Burning Calories with Cable Exercises

Cable exercise machines offer a variety of ways to get your workout in, so the calories you burn will vary according to how you use this equipment in your fitness regimen. To be sure that your choice of exercise fits well with your goals, it can help to understand how burning calories works and how cable exercises affect that process.
  1. Cable Machine Benefits

    • Cable exercises get their name from a cable that attaches to weights, runs through a series of pulleys, and connects to a grip that you hold while you do the exercise. This gives you the heavy loads associated with a free weight workout, but the machine makes the session safer by controlling the weights and keeping them away from your body.

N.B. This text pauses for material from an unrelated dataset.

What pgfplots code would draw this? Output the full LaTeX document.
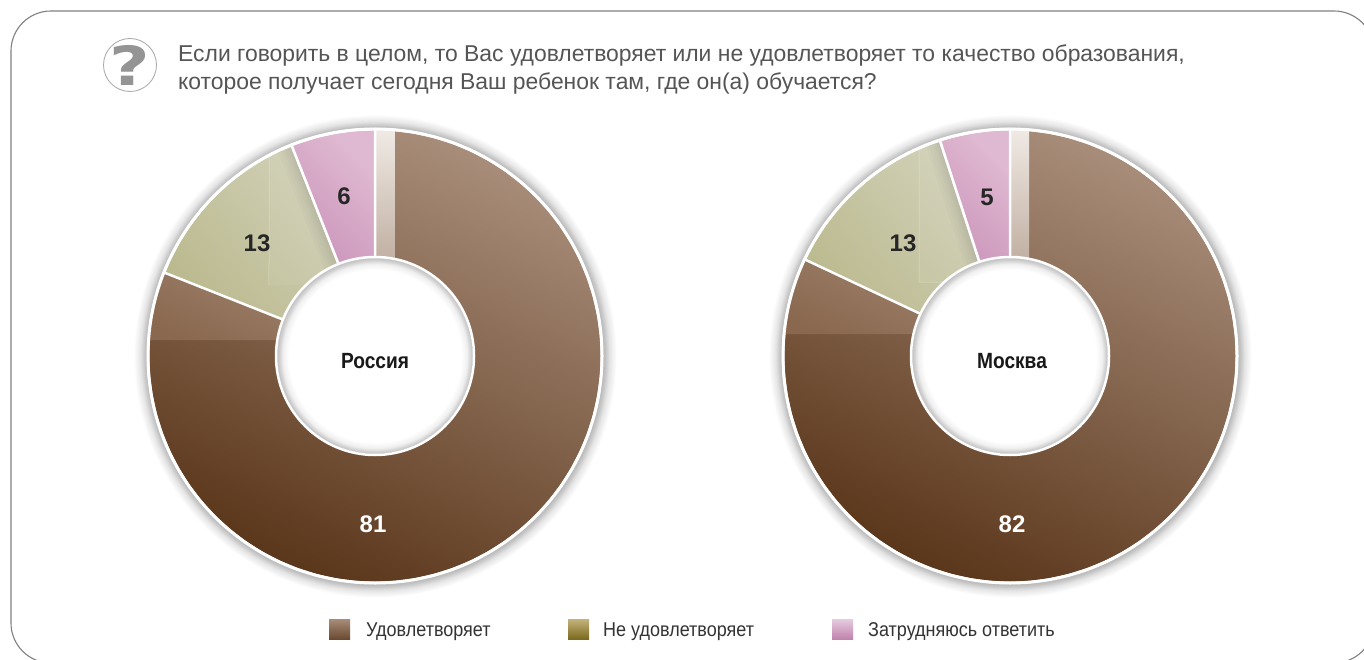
\documentclass[border=0pt]{standalone}
\usepackage{fontspec}
\usepackage{graphicx}
\usepackage{pgfplots}
\pgfplotsset{compat=1.18}
\usepgfplotslibrary{polar}
\setmainfont{Liberation Sans}
\newfontfamily\qfont{DejaVu Sans}
\definecolor{maindark}{HTML}{5A361A}
\definecolor{mainlight}{HTML}{A88D7A}
\definecolor{pcdark}{HTML}{8A684F}
\definecolor{pclight}{HTML}{9C7F6A}
\definecolor{oldark}{HTML}{B9B78A}
\definecolor{ollight}{HTML}{D3D3BC}
\definecolor{pkdark}{HTML}{C082AE}
\definecolor{pklight}{HTML}{DFB8D1}
\definecolor{sttop}{HTML}{F0EAE5}
\definecolor{stbot}{HTML}{BEAC9E}
\definecolor{txt}{HTML}{555555}
\pgfdeclareradialshading{outshadow}{\pgfpointorigin}{color(0bp)=(black!30);color(23.45bp)=(black!30);color(23.8bp)=(black!24);color(24.3bp)=(black!10);color(25bp)=(white);color(50bp)=(white)}
\pgfdeclareradialshading{holeshadow}{\pgfpointorigin}{color(0bp)=(white);color(22bp)=(white);color(23.5bp)=(black!6);color(24.4bp)=(black!18);color(25bp)=(black!24);color(50bp)=(black!24)}
\pgfplotsset{donut/.style={scale only axis,width=454pt,height=454pt,anchor=center,hide axis,clip=false,xmin=0,xmax=360,ymin=0,ymax=227},
 wmain/.style={no markers,draw=white,line width=2.5pt,line join=round,top color=mainlight,bottom color=maindark,shading angle=-25},
 wpiece/.style={no markers,draw=none,top color=pclight,bottom color=pcdark,shading angle=-25},
 wstripe/.style={no markers,draw=none,top color=sttop,bottom color=stbot},
 wolive/.style={no markers,draw=white,line width=2.5pt,line join=round,top color=ollight,bottom color=oldark,shading angle=-50},
 wpink/.style={no markers,draw=white,line width=2.5pt,line join=round,top color=pklight,bottom color=pkdark,shading angle=-45},
 wlite/.style={no markers,draw=none,fill=white,fill opacity=.05},
 wedge/.style={no markers,draw=white,draw opacity=.4,line width=.5pt},
 wshadow/.style={no markers,draw=black,draw opacity=.016,line width=#1}}
\begin{document}
\begin{tikzpicture}[x=1pt,y=-1pt]
\useasboundingbox (0,0) rectangle (1364,660);
\clip (0,0) rectangle (1364,660);
\fill[white] (0,0) rectangle (1364,660);
\draw[draw=black!50,line width=1.1pt,rounded corners=40pt] (11,11) rectangle (1374,663);
% question icon
\draw[black!35,line width=.8pt,fill=white] (130,65) circle (26.5);
\node[text=black!42,font=\qfont\fontsize{50}{50}\bfseries,inner sep=0] at (130,65) {\scalebox{1.4}[1.08]{?}};
% title
\node[anchor=base west,inner sep=0,text=txt,font=\fontsize{22.9}{22.9}\selectfont] at (178,62) {Если говорить в целом, то Вас удовлетворяет или не удовлетворяет то качество образования,};
\node[anchor=base west,inner sep=0,text=txt,font=\fontsize{22.9}{22.9}\selectfont] at (178,90) {которое получает сегодня Ваш ребенок там, где он(а) обучается?};
% shadows behind donuts
\shade[shading=outshadow] (375,356) circle (241.5);
\shade[shading=outshadow] (1010,356) circle (241.5);
% --- Russia
\begin{polaraxis}[donut,at={(375pt,-356pt)}]
\addplot[wmain] coordinates {(90,0)(90,227)(85,227)(80,227)(75,227)(70,227)(65,227)(60,227)(55,227)(50,227)(45,227)(40,227)(35,227)(30,227)(25,227)(20,227)(15,227)(10,227)(5,227)(0,227)(355,227)(350,227)(345,227)(340,227)(335,227)(330,227)(325,227)(320,227)(315,227)(310,227)(305,227)(300,227)(295,227)(290,227)(285,227)(280,227)(275,227)(270,227)(265,227)(260,227)(255,227)(250,227)(245,227)(240,227)(235,227)(230,227)(225,227)(220,227)(215,227)(210,227)(205,227)(200,227)(195,227)(190,227)(185,227)(180,227)(175,227)(170,227)(165,227)(160,227)(158.4,227)(158.4,0)(90,0)};
\addplot[wpiece] coordinates {(158.4,80)(158.4,227)(160,227)(165,227)(170,227)(175,227)(175.96,227)(170.55,97.5)(158.4,80)};
\addplot[wstripe] coordinates {(90,90)(90,227)(87.5,227)(84.95,227)(77.2,90)(90,90)};
\addplot[wolive] coordinates {(158.4,0)(158.4,227)(155,227)(150,227)(145,227)(140,227)(135,227)(130,227)(125,227)(120,227)(115,227)(111.6,227)(111.6,0)(158.4,0)};
\addplot[wlite] coordinates {(117.8,227)(115,227)(111.6,227)(111.6,90)(130.2,93)(146.2,127.6)(117.8,227)};
\addplot[wedge] coordinates {(117.8,227)(146.2,127.6)};
\addplot[wshadow=30pt] coordinates {(111.6,99)(111.6,225)};
\addplot[wshadow=24pt] coordinates {(111.6,99)(111.6,225)};
\addplot[wshadow=18pt] coordinates {(111.6,99)(111.6,225)};
\addplot[wshadow=13pt] coordinates {(111.6,99)(111.6,225)};
\addplot[wshadow=9pt] coordinates {(111.6,99)(111.6,225)};
\addplot[wshadow=5pt] coordinates {(111.6,99)(111.6,225)};
\addplot[wpink] coordinates {(111.6,0)(111.6,227)(110,227)(105,227)(100,227)(95,227)(90,227)(90,0)(111.6,0)};
\end{polaraxis}
\draw[white,line width=3pt] (375,356) circle (227);
\shade[shading=holeshadow] (375,356) circle (98);
\draw[white,line width=2.5pt] (375,356) circle (99);
% --- Moscow
\begin{polaraxis}[donut,at={(1010pt,-356pt)}]
\addplot[wmain] coordinates {(90,0)(90,227)(85,227)(80,227)(75,227)(70,227)(65,227)(60,227)(55,227)(50,227)(45,227)(40,227)(35,227)(30,227)(25,227)(20,227)(15,227)(10,227)(5,227)(0,227)(355,227)(350,227)(345,227)(340,227)(335,227)(330,227)(325,227)(320,227)(315,227)(310,227)(305,227)(300,227)(295,227)(290,227)(285,227)(280,227)(275,227)(270,227)(265,227)(260,227)(255,227)(250,227)(245,227)(240,227)(235,227)(230,227)(225,227)(220,227)(215,227)(210,227)(205,227)(200,227)(195,227)(190,227)(185,227)(180,227)(175,227)(170,227)(165,227)(160,227)(155,227)(154.8,227)(154.8,0)(90,0)};
\addplot[wpiece] coordinates {(154.8,80)(154.8,227)(155,227)(160,227)(165,227)(170,227)(174.44,227)(167,97.5)(154.8,80)};
\addplot[wstripe] coordinates {(90,90)(90,227)(87.5,227)(85.2,227)(77.7,90)(90,90)};
\addplot[wolive] coordinates {(154.8,0)(154.8,227)(150,227)(145,227)(140,227)(135,227)(130,227)(125,227)(120,227)(115,227)(110,227)(108,227)(108,0)(154.8,0)};
\addplot[wlite] coordinates {(113.6,227)(110,227)(108,227)(108,90)(124,89.3)(140.9,117)(113.6,227)};
\addplot[wedge] coordinates {(113.6,227)(140.9,117)(124,89.3)};
\addplot[wshadow=30pt] coordinates {(108,99)(108,225)};
\addplot[wshadow=24pt] coordinates {(108,99)(108,225)};
\addplot[wshadow=18pt] coordinates {(108,99)(108,225)};
\addplot[wshadow=13pt] coordinates {(108,99)(108,225)};
\addplot[wshadow=9pt] coordinates {(108,99)(108,225)};
\addplot[wshadow=5pt] coordinates {(108,99)(108,225)};
\addplot[wpink] coordinates {(108,0)(108,227)(105,227)(100,227)(95,227)(90,227)(90,0)(108,0)};
\end{polaraxis}
\draw[white,line width=3pt] (1010,356) circle (227);
\shade[shading=holeshadow] (1010,356) circle (98);
\draw[white,line width=2.5pt] (1010,356) circle (99);
% labels
\tikzset{lab/.style={font=\fontsize{24}{24}\bfseries,text=#1,inner sep=0}}
\node[lab=white] at (373,524) {81};
\node[lab=black!85] at (257,243) {13};
\node[lab=black!85] at (344,196) {6};
\node[lab=white] at (1012,524) {82};
\node[lab=black!85] at (903,243) {13};
\node[lab=black!85] at (987,197) {5};
\tikzset{labn/.style={font=\fontsize{22}{22}\bfseries,text=black!90,inner sep=0}}
\node[labn] at (375,361) {\scalebox{.87}[1]{Россия}};
\node[labn] at (1012,361) {\scalebox{.87}[1]{Москва}};
% legend
\shade[top color=mainlight,bottom color=maindark!90!white] (329,619) rectangle (350,639);
\shade[top color={rgb,255:red,196;green,180;blue,124},bottom color={rgb,255:red,124;green,106;blue,29}] (568,619) rectangle (589,639);
\shade[top color={rgb,255:red,230;green,204;blue,222},bottom color=pkdark] (832,619) rectangle (853,639);
\tikzset{leg/.style={anchor=base west,inner sep=0,font=\fontsize{20}{20}\selectfont,text=black!80}}
\node[leg] at (366,636) {\scalebox{.9}[1]{Удовлетворяет}};
\node[leg] at (603,636) {\scalebox{.9}[1]{Не удовлетворяет}};
\node[leg] at (868,636) {\scalebox{.9}[1]{Затрудняюсь ответить}};
\end{tikzpicture}
\end{document}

    Types of Cable Exercises

    • Cable exercise machines allow the same motions as free weight workouts, such as chest press, biceps curl and shoulder press. By positioning the pulleys, they also allow you to perform some exercises that are impossible with free weights. Cable crossovers and woodchoppers are two examples. Different models of machines can be dedicated to a single exercise, or you can change settings to accommodate multiple kinds of motion.

    Typical Calorie Burn

    • How many calories you burn with a cable machine varies with the type of workout you do. Low-repetition, high-weight workouts tend to burn calories fast in short bursts with periods of rest in between. A 155-pound person will burn approximately 300 calories per hour. You can also do a high-repetition, low-weight circuit workout that moves quickly between exercises. A 155-pound person will burn about 550 calories doing that kind of training for an hour. Body weight also affects burn rate, with heavier people burning more calories and lighter people burning fewer calories doing the same exercise.

    Afterburn

    • Cable exercises are a form of resistance exercise. After 20 to 30 minutes of resistance work, a body will burn more calories -- even at rest -- than it did before the workout. It's difficult to gauge exactly how many extra calories an individual will expend, but post-workout burn can contribute to meeting weight loss goals.